5,000 inmates with hepatitis C sued Pa. prisons. Now, they’re on their way to getting treatment

November 20, 2018

November 19. 2018 , Samantha Melamed - The Philadelphia Inquirer

 

 

In 2013, a cure for hepatitis C — a chronic viral infection that, if untreated, can lead to fatal liver disease — was brought to market. But who would get the $100,000 lifesaving treatment? That's been a subject of political and legal battles ever since.

 

In May 2017, the Wolf administration announced that Pennsylvania would expand Medicaid coverage of the treatment to anyone with hepatitis C, instead of treating only those with signs of liver damage.

 

Now, through a legal settlement filed for approval Monday in federal court for the Eastern District of Pennsylvania, approximately 5,000 incarcerated Pennsylvanians who have hepatitis C would also have access to direct-acting antiviral drugs, which are effective in about 95 percent of cases.

 

"We believe that this settlement, if approved by the court, will be a landmark in medical care in our state prisons and will greatly advance public health in Pennsylvania.

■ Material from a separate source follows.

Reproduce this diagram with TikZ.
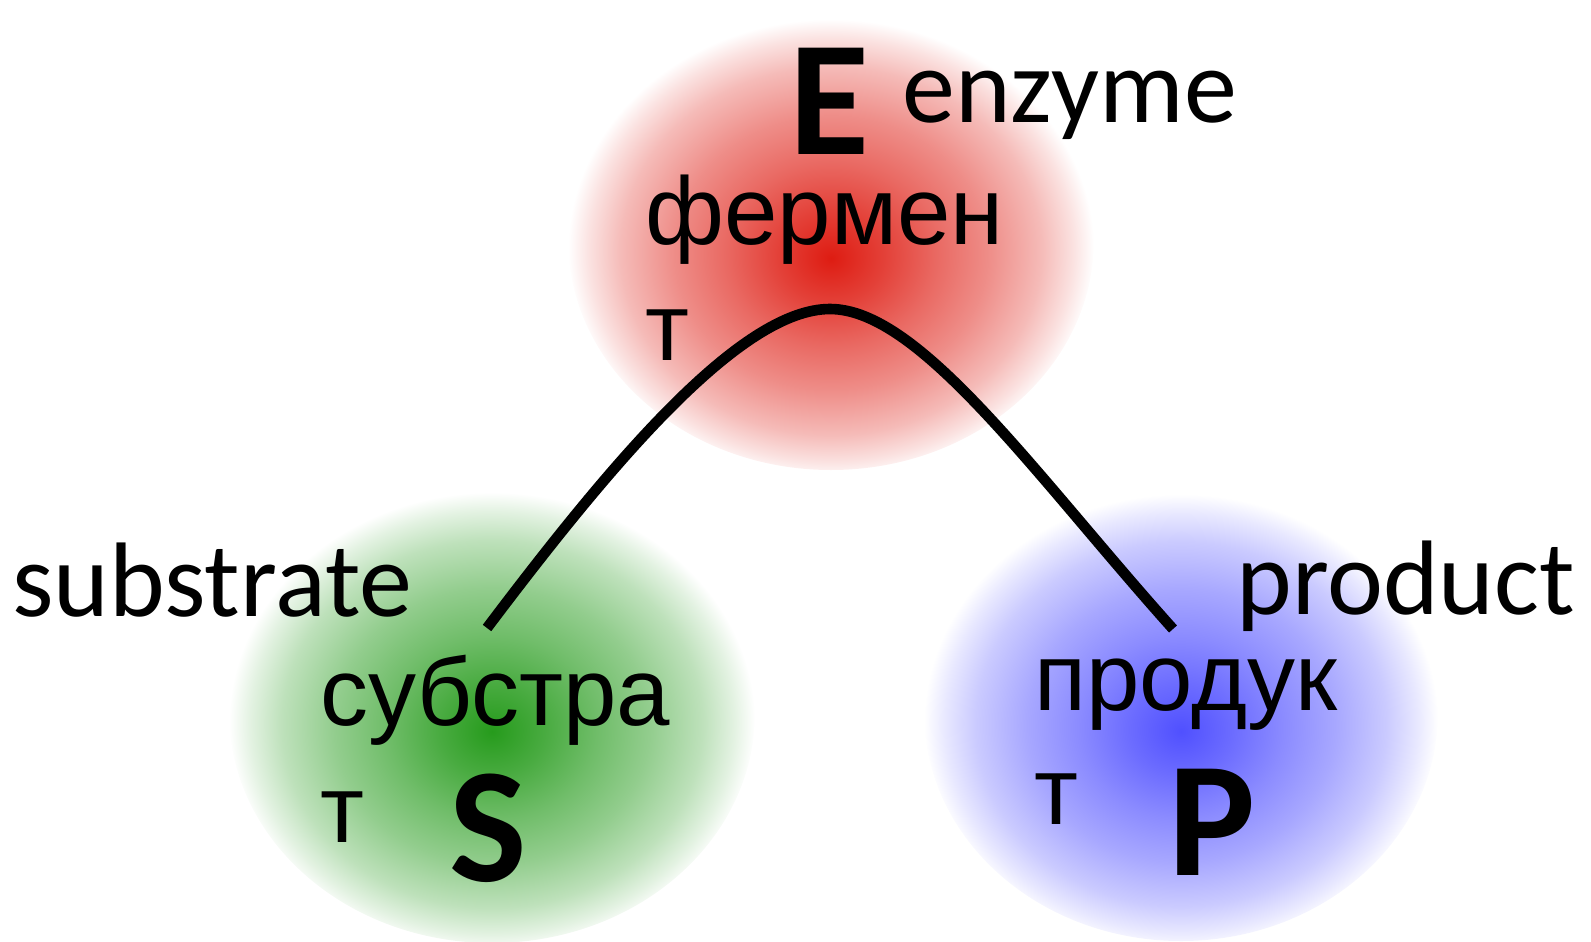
\documentclass[tikz,border=0pt]{standalone}
\usepackage{fontspec}
\newfontfamily\calib{Carlito}
\newfontfamily\arialf{Liberation Sans}
\definecolor{redc}{RGB}{222,28,18}
\definecolor{greenc}{RGB}{38,155,28}
\definecolor{bluec}{RGB}{80,80,255}
\pgfdeclareradialshading{redball}{\pgfpoint{0bp}{-2bp}}{color(0bp)=(redc); color(5bp)=(redc!84!white); color(10bp)=(redc!66!white); color(15bp)=(redc!50!white); color(20bp)=(redc!30!white); color(23bp)=(redc!13!white); color(25bp)=(white); color(50bp)=(white)}
\pgfdeclareradialshading{greenball}{\pgfpoint{0bp}{-2bp}}{color(0bp)=(greenc); color(5bp)=(greenc!84!white); color(10bp)=(greenc!66!white); color(15bp)=(greenc!50!white); color(20bp)=(greenc!30!white); color(23bp)=(greenc!13!white); color(25bp)=(white); color(50bp)=(white)}
\pgfdeclareradialshading{blueball}{\pgfpoint{0bp}{-2bp}}{color(0bp)=(bluec); color(5bp)=(bluec!84!white); color(10bp)=(bluec!66!white); color(15bp)=(bluec!50!white); color(20bp)=(bluec!30!white); color(23bp)=(bluec!13!white); color(25bp)=(white); color(50bp)=(white)}
\tikzset{
  big/.style={inner sep=0pt, anchor=base west, font=\calib\bfseries\fontsize{82}{96}\selectfont},
  eng/.style={inner sep=0pt, anchor=base west, font=\calib\fontsize{53}{62}\selectfont},
  rus/.style={inner sep=0pt, anchor=base west, font=\arialf\fontsize{48}{56}\selectfont},
  curve/.style={line width=5.3pt, black}
}
\begin{document}
\begin{tikzpicture}[x=0.5pt, y=-0.5pt]
\useasboundingbox (0,0) rectangle (1591,942);
% blobs
\shade[shading=greenball] (492,713) ellipse [x radius=263, y radius=230];
\shade[shading=blueball] (1181,713) ellipse [x radius=257, y radius=228];
\shade[shading=redball] (831,240) ellipse [x radius=263, y radius=230];
% curve
\coordinate (sEnd) at (487,628);
\coordinate (peak) at (830,309);
\coordinate (pEnd) at (1173,629);
\draw[curve] (sEnd) .. controls (610,465) and (740,309) .. (peak)
  .. controls (920,309) and (1035,475) .. (pEnd);
% enzyme
\node[big] (E) at (789,154) {E};
\node[eng] (enz) at (902,122) {enzyme};
\node[rus] (ferm1) at (645,244) {фермен};
\node[rus] (ferm2) at (645,360) {т};
% substrate
\node[eng] (subeng) at (12,616) {substrate};
\node[rus] (sub1) at (320,725) {субстра};
\node[rus] (sub2) at (320,842) {т};
\node[big] (S) at (449,881) {S};
% product
\node[eng] (prodeng) at (1236,614) {product};
\node[rus] (prod1) at (1034,710) {продук};
\node[rus] (prod2) at (1034,824) {т};
\node[big] (P) at (1168,875) {P};
\end{tikzpicture}
\end{document}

The Pennsylvania [Department of Corrections] has taken an important step in health care that puts them at the forefront of care for people with chronic hep C," said David Rudovsky, a Philadelphia civil-rights lawyer who filed the lawsuit with the Pennsylvania Institutional Law Project and the Dechert law firm.

 

It will, in fact, make access to hepatitis C treatment in Pennsylvania prisons better than what's available to those on Medicaid in some states.

 

Treatment, which will begin with the most advanced cases, will extend to everyone with hepatitis C in prison by June 30, 2022, under the agreement.